Some business credit cards in Bakr’s name that authorized Shabazz as a user were found as well.
Last week, Queens District Attorney Richard A. Brown announced that Malikah Shabazz, the youngest daughter of slain activist Malcolm X, had been charged with defrauding the 70-year-old widow of one of her father’s bodyguards, out of more than $55,000 between August 2006 and November 2007, in part, by stealing the woman’s personal identification information.
Brown said, “The defendant is accused of stealing not only a substantial amount of money from a once close family friend but her personal identity, as well. The alleged theft represents a shameful betrayal of the friendship that existed between the two families.”

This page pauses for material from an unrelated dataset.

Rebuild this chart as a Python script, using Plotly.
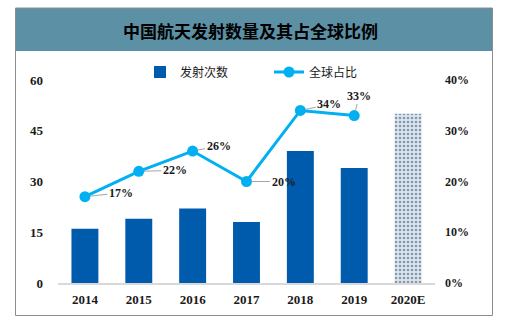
import plotly.graph_objects as go

categories = ["2014", "2015", "2016", "2017", "2018", "2019", "2020E"]
launches = [16, 19, 22, 18, 39, 34, 50]
share_years = ["2014", "2015", "2016", "2017", "2018", "2019"]
share = [0.17, 0.22, 0.26, 0.20, 0.34, 0.33]
left_ticks = [0, 15, 30, 45, 60]
right_ticks = [0, 0.1, 0.2, 0.3, 0.4]
title_text = "中国航天发射数量及其占全球比例"
bar_name = "发射次数"
line_name = "全球占比"

# label offsets (pixels) for the percentage labels
label_offsets = [(36, -4), (36, -1), (26, -5), (37, 0), (29, -6), (5, -20)]

W, H = 524, 327
ml, mr, mt, mb = 58, 89, 80, 44
pw, ph = W - ml - mr, H - mt - mb


def px_x(p):
    return (p - ml) / pw


def px_y(p):
    return (H - mb - p) / ph


num_font = dict(family="Liberation Serif, Times New Roman, serif", size=13,
                color="#1a1a1a", weight="bold")

n = len(categories)
bar_colors = ["#005BAC"] * (n - 1) + ["#D6E6F7"]
pattern_shapes = [""] * (n - 1) + ["."]
pattern_fg = ["#005BAC"] * (n - 1) + ["#4F8FD6"]

fig = go.Figure()
fig.add_trace(go.Bar(
    x=categories, y=launches, name=bar_name, width=0.5,
    marker=dict(color=bar_colors, line=dict(width=0),
                pattern=dict(shape=pattern_shapes, fgcolor=pattern_fg, fillmode="overlay",
                             size=4, solidity=0.35)),
    yaxis="y",
))
fig.add_trace(go.Scatter(
    x=share_years, y=share, name=line_name, mode="lines+markers",
    line=dict(color="#00B0F0", width=3),
    marker=dict(color="#00B0F0", size=11),
    yaxis="y2",
))

annotations = []
for yr, v, (ax, ay) in zip(share_years, share, label_offsets):
    annotations.append(dict(
        x=categories.index(yr), y=v, xref="x", yref="y2", text=f"{round(v*100)}%",
        showarrow=True, arrowhead=0, arrowwidth=1, arrowcolor="#A6A6A6",
        ax=ax, ay=ay, standoff=5,
        font=dict(family="Liberation Serif, Times New Roman, serif", size=12,
                  color="#1a1a1a", weight="bold"),
    ))

annotations.append(dict(
    x=px_x(250.5), y=px_y(31), xref="paper", yref="paper", text="<b>" + title_text + "</b>",
    showarrow=False, xanchor="center", yanchor="middle",
    font=dict(family="Noto Sans CJK SC, sans-serif", size=17, color="#000000"),
))

shapes = [
    dict(type="rect", xref="paper", yref="paper",
         x0=px_x(15.5), x1=px_x(492.5), y0=px_y(8), y1=px_y(51),
         fillcolor="#5C90A5", line=dict(width=0), layer="below"),
    dict(type="rect", xref="paper", yref="paper",
         x0=px_x(15.5), x1=px_x(492.5), y0=px_y(8), y1=px_y(315.5),
         fillcolor="rgba(0,0,0,0)", line=dict(color="#8C8C8C", width=1), layer="above"),
]

fig.update_layout(
    width=W, height=H,
    margin=dict(l=ml, r=mr, t=mt, b=mb),
    paper_bgcolor="white", plot_bgcolor="white",
    showlegend=True,
    legend=dict(orientation="h", x=px_x(140), y=px_y(72), xanchor="left", yanchor="middle",
                font=dict(family="Noto Sans CJK SC, sans-serif", size=12, color="#1a1a1a"),
                bgcolor="rgba(0,0,0,0)", itemwidth=30, tracegroupgap=0,
                entrywidth=84, entrywidthmode="pixels"),
    xaxis=dict(type="category", range=[-0.5, 6.5], showgrid=False,
               showline=True, linecolor="#D9D9D9", linewidth=1.5,
               ticks="", tickfont=num_font, ticklabelstandoff=4),
    yaxis=dict(range=[0, 60], tickvals=left_ticks, showgrid=False, zeroline=False,
               showline=False, ticks="", tickfont=num_font, ticklabelstandoff=14),
    yaxis2=dict(range=[0, 0.4], tickvals=right_ticks, tickformat=".0%", overlaying="y",
                side="right", showgrid=False, zeroline=False, showline=False, ticks="",
                tickfont=dict(num_font, size=12), ticklabelstandoff=9),
    annotations=annotations,
    shapes=shapes,
    bargap=0.5,
)

fig.write_html("out.html")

According to court papers supplied by Brown, two lines of credit and a number of open credit cards in which Shabbaz was an authorized user, were involved in the scam.
The District Attorney said that Shabazz, 44, was apprehended in Mars Hills (Madison County), North Carolina, on Friday, February 18, 2011, on a New York arrest warrant – issued on October 16, 2009 – charging her with the crimes of third-degree grand larceny, third-degree criminal possession of stolen property, second-degree forgery, second-degree criminal possession of a forged instrument, firstdegree identity theft, first-degree falsifying business records, first-degree scheme to defraud and third-degree unlawful possession of personal identification information.
On Wednesday, Shabazz, who faces up to seven years in prison if convicted, waived extradition and was returned to New York City, where she was immediately arraigned in Queens Criminal Court. Court officials say tjat Shabbaz could face up to seven years in prison should she be convicted of all of the charges against her.